§ **Data**:
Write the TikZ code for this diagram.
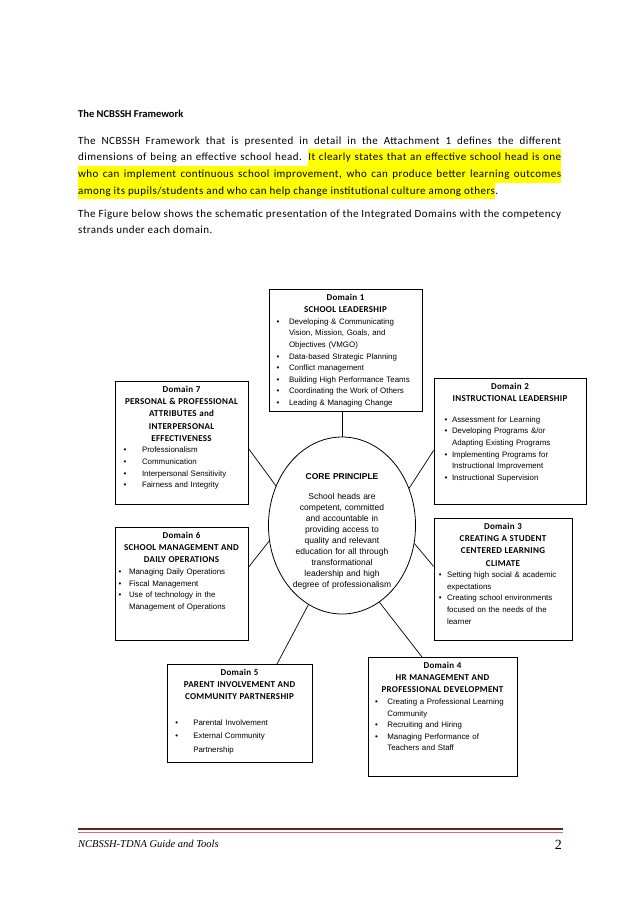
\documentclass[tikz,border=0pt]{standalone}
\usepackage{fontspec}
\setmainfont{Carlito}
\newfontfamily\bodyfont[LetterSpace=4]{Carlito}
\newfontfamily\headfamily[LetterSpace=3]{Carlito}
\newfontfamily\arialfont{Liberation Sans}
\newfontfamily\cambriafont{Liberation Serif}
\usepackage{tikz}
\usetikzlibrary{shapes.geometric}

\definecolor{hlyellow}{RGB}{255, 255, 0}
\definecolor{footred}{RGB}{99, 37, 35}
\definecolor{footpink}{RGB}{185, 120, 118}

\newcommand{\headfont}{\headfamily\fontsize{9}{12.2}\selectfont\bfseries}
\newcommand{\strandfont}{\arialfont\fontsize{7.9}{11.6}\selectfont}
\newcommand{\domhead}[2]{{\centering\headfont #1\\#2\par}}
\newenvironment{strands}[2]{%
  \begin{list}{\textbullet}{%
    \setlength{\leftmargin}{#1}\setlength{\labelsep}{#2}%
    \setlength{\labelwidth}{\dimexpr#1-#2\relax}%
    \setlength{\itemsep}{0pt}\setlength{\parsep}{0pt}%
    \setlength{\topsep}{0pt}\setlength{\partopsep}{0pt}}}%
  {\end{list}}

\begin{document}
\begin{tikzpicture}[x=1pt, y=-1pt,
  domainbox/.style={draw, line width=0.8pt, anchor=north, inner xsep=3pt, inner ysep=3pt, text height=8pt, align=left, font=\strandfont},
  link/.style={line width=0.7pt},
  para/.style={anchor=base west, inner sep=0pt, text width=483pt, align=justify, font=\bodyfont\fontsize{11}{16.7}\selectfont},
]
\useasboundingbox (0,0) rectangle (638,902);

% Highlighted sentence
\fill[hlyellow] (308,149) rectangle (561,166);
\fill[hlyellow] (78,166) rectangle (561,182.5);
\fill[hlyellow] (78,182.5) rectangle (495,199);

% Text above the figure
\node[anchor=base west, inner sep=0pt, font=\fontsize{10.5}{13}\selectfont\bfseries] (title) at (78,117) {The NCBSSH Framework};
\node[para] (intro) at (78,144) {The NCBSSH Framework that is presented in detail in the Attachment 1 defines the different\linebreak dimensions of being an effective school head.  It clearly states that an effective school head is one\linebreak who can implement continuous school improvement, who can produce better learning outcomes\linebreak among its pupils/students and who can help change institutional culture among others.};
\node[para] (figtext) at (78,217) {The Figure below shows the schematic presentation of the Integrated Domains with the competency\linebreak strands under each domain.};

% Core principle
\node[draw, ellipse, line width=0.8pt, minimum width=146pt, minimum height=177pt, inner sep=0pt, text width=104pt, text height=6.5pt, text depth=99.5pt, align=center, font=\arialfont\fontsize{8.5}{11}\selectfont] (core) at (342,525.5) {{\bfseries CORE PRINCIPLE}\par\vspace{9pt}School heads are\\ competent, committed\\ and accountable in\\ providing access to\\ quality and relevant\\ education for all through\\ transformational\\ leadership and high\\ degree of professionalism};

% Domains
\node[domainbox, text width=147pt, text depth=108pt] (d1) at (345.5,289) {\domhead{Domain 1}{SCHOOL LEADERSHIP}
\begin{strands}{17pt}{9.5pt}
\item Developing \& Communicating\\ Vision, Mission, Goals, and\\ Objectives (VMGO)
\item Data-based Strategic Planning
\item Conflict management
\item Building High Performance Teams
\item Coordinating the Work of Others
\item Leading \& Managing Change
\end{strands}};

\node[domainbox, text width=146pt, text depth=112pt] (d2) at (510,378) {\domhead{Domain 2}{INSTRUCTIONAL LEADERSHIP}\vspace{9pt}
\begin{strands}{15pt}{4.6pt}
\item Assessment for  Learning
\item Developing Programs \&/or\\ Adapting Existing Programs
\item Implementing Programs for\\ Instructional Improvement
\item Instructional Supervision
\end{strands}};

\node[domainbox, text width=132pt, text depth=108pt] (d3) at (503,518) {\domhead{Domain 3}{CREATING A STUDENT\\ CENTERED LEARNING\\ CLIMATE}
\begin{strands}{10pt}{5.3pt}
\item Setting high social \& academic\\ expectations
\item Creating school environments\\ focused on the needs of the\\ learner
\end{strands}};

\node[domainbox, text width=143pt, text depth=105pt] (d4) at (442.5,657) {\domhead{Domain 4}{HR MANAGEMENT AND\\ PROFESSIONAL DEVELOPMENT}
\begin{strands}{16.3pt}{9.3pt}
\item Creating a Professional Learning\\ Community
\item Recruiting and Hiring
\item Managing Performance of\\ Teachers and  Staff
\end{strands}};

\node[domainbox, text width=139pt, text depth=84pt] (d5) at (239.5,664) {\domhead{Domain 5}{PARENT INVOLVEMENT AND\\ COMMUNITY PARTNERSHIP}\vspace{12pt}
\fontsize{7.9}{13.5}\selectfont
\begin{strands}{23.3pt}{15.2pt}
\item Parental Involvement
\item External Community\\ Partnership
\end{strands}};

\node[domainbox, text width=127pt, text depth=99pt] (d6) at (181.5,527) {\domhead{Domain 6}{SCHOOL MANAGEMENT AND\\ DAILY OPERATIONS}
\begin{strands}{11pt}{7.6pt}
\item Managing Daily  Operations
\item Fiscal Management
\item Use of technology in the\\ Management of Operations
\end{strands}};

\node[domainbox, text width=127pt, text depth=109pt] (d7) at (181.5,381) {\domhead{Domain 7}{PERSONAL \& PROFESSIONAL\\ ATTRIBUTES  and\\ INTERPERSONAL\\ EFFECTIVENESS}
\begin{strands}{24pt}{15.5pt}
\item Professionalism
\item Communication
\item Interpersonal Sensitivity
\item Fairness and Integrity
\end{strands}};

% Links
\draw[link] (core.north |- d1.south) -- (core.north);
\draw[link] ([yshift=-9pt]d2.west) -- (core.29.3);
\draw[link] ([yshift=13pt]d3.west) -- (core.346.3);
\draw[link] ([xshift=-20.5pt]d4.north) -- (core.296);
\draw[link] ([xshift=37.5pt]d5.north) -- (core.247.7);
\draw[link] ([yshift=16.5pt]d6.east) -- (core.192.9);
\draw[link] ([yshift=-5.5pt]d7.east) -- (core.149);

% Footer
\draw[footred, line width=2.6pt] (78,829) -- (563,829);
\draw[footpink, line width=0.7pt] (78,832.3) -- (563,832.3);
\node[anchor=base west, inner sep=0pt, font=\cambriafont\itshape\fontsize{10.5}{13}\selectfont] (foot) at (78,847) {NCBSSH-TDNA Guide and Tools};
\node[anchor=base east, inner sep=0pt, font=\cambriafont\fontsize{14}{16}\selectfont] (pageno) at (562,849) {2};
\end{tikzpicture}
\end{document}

§ **Job**:
Repeat the listing above exactly, with no pictures.

§ **Result below**:
Write the TikZ code for this diagram.
\documentclass[tikz,border=0pt]{standalone}
\usepackage{fontspec}
\setmainfont{Carlito}
\newfontfamily\bodyfont[LetterSpace=4]{Carlito}
\newfontfamily\headfamily[LetterSpace=3]{Carlito}
\newfontfamily\arialfont{Liberation Sans}
\newfontfamily\cambriafont{Liberation Serif}
\usepackage{tikz}
\usetikzlibrary{shapes.geometric}

\definecolor{hlyellow}{RGB}{255, 255, 0}
\definecolor{footred}{RGB}{99, 37, 35}
\definecolor{footpink}{RGB}{185, 120, 118}

\newcommand{\headfont}{\headfamily\fontsize{9}{12.2}\selectfont\bfseries}
\newcommand{\strandfont}{\arialfont\fontsize{7.9}{11.6}\selectfont}
\newcommand{\domhead}[2]{{\centering\headfont #1\\#2\par}}
\newenvironment{strands}[2]{%
  \begin{list}{\textbullet}{%
    \setlength{\leftmargin}{#1}\setlength{\labelsep}{#2}%
    \setlength{\labelwidth}{\dimexpr#1-#2\relax}%
    \setlength{\itemsep}{0pt}\setlength{\parsep}{0pt}%
    \setlength{\topsep}{0pt}\setlength{\partopsep}{0pt}}}%
  {\end{list}}

\begin{document}
\begin{tikzpicture}[x=1pt, y=-1pt,
  domainbox/.style={draw, line width=0.8pt, anchor=north, inner xsep=3pt, inner ysep=3pt, text height=8pt, align=left, font=\strandfont},
  link/.style={line width=0.7pt},
  para/.style={anchor=base west, inner sep=0pt, text width=483pt, align=justify, font=\bodyfont\fontsize{11}{16.7}\selectfont},
]
\useasboundingbox (0,0) rectangle (638,902);

% Highlighted sentence
\fill[hlyellow] (308,149) rectangle (561,166);
\fill[hlyellow] (78,166) rectangle (561,182.5);
\fill[hlyellow] (78,182.5) rectangle (495,199);

% Text above the figure
\node[anchor=base west, inner sep=0pt, font=\fontsize{10.5}{13}\selectfont\bfseries] (title) at (78,117) {The NCBSSH Framework};
\node[para] (intro) at (78,144) {The NCBSSH Framework that is presented in detail in the Attachment 1 defines the different\linebreak dimensions of being an effective school head.  It clearly states that an effective school head is one\linebreak who can implement continuous school improvement, who can produce better learning outcomes\linebreak among its pupils/students and who can help change institutional culture among others.};
\node[para] (figtext) at (78,217) {The Figure below shows the schematic presentation of the Integrated Domains with the competency\linebreak strands under each domain.};

% Core principle
\node[draw, ellipse, line width=0.8pt, minimum width=146pt, minimum height=177pt, inner sep=0pt, text width=104pt, text height=6.5pt, text depth=99.5pt, align=center, font=\arialfont\fontsize{8.5}{11}\selectfont] (core) at (342,525.5) {{\bfseries CORE PRINCIPLE}\par\vspace{9pt}School heads are\\ competent, committed\\ and accountable in\\ providing access to\\ quality and relevant\\ education for all through\\ transformational\\ leadership and high\\ degree of professionalism};

% Domains
\node[domainbox, text width=147pt, text depth=108pt] (d1) at (345.5,289) {\domhead{Domain 1}{SCHOOL LEADERSHIP}
\begin{strands}{17pt}{9.5pt}
\item Developing \& Communicating\\ Vision, Mission, Goals, and\\ Objectives (VMGO)
\item Data-based Strategic Planning
\item Conflict management
\item Building High Performance Teams
\item Coordinating the Work of Others
\item Leading \& Managing Change
\end{strands}};

\node[domainbox, text width=146pt, text depth=112pt] (d2) at (510,378) {\domhead{Domain 2}{INSTRUCTIONAL LEADERSHIP}\vspace{9pt}
\begin{strands}{15pt}{4.6pt}
\item Assessment for  Learning
\item Developing Programs \&/or\\ Adapting Existing Programs
\item Implementing Programs for\\ Instructional Improvement
\item Instructional Supervision
\end{strands}};

\node[domainbox, text width=132pt, text depth=108pt] (d3) at (503,518) {\domhead{Domain 3}{CREATING A STUDENT\\ CENTERED LEARNING\\ CLIMATE}
\begin{strands}{10pt}{5.3pt}
\item Setting high social \& academic\\ expectations
\item Creating school environments\\ focused on the needs of the\\ learner
\end{strands}};

\node[domainbox, text width=143pt, text depth=105pt] (d4) at (442.5,657) {\domhead{Domain 4}{HR MANAGEMENT AND\\ PROFESSIONAL DEVELOPMENT}
\begin{strands}{16.3pt}{9.3pt}
\item Creating a Professional Learning\\ Community
\item Recruiting and Hiring
\item Managing Performance of\\ Teachers and  Staff
\end{strands}};

\node[domainbox, text width=139pt, text depth=84pt] (d5) at (239.5,664) {\domhead{Domain 5}{PARENT INVOLVEMENT AND\\ COMMUNITY PARTNERSHIP}\vspace{12pt}
\fontsize{7.9}{13.5}\selectfont
\begin{strands}{23.3pt}{15.2pt}
\item Parental Involvement
\item External Community\\ Partnership
\end{strands}};

\node[domainbox, text width=127pt, text depth=99pt] (d6) at (181.5,527) {\domhead{Domain 6}{SCHOOL MANAGEMENT AND\\ DAILY OPERATIONS}
\begin{strands}{11pt}{7.6pt}
\item Managing Daily  Operations
\item Fiscal Management
\item Use of technology in the\\ Management of Operations
\end{strands}};

\node[domainbox, text width=127pt, text depth=109pt] (d7) at (181.5,381) {\domhead{Domain 7}{PERSONAL \& PROFESSIONAL\\ ATTRIBUTES  and\\ INTERPERSONAL\\ EFFECTIVENESS}
\begin{strands}{24pt}{15.5pt}
\item Professionalism
\item Communication
\item Interpersonal Sensitivity
\item Fairness and Integrity
\end{strands}};

% Links
\draw[link] (core.north |- d1.south) -- (core.north);
\draw[link] ([yshift=-9pt]d2.west) -- (core.29.3);
\draw[link] ([yshift=13pt]d3.west) -- (core.346.3);
\draw[link] ([xshift=-20.5pt]d4.north) -- (core.296);
\draw[link] ([xshift=37.5pt]d5.north) -- (core.247.7);
\draw[link] ([yshift=16.5pt]d6.east) -- (core.192.9);
\draw[link] ([yshift=-5.5pt]d7.east) -- (core.149);

% Footer
\draw[footred, line width=2.6pt] (78,829) -- (563,829);
\draw[footpink, line width=0.7pt] (78,832.3) -- (563,832.3);
\node[anchor=base west, inner sep=0pt, font=\cambriafont\itshape\fontsize{10.5}{13}\selectfont] (foot) at (78,847) {NCBSSH-TDNA Guide and Tools};
\node[anchor=base east, inner sep=0pt, font=\cambriafont\fontsize{14}{16}\selectfont] (pageno) at (562,849) {2};
\end{tikzpicture}
\end{document}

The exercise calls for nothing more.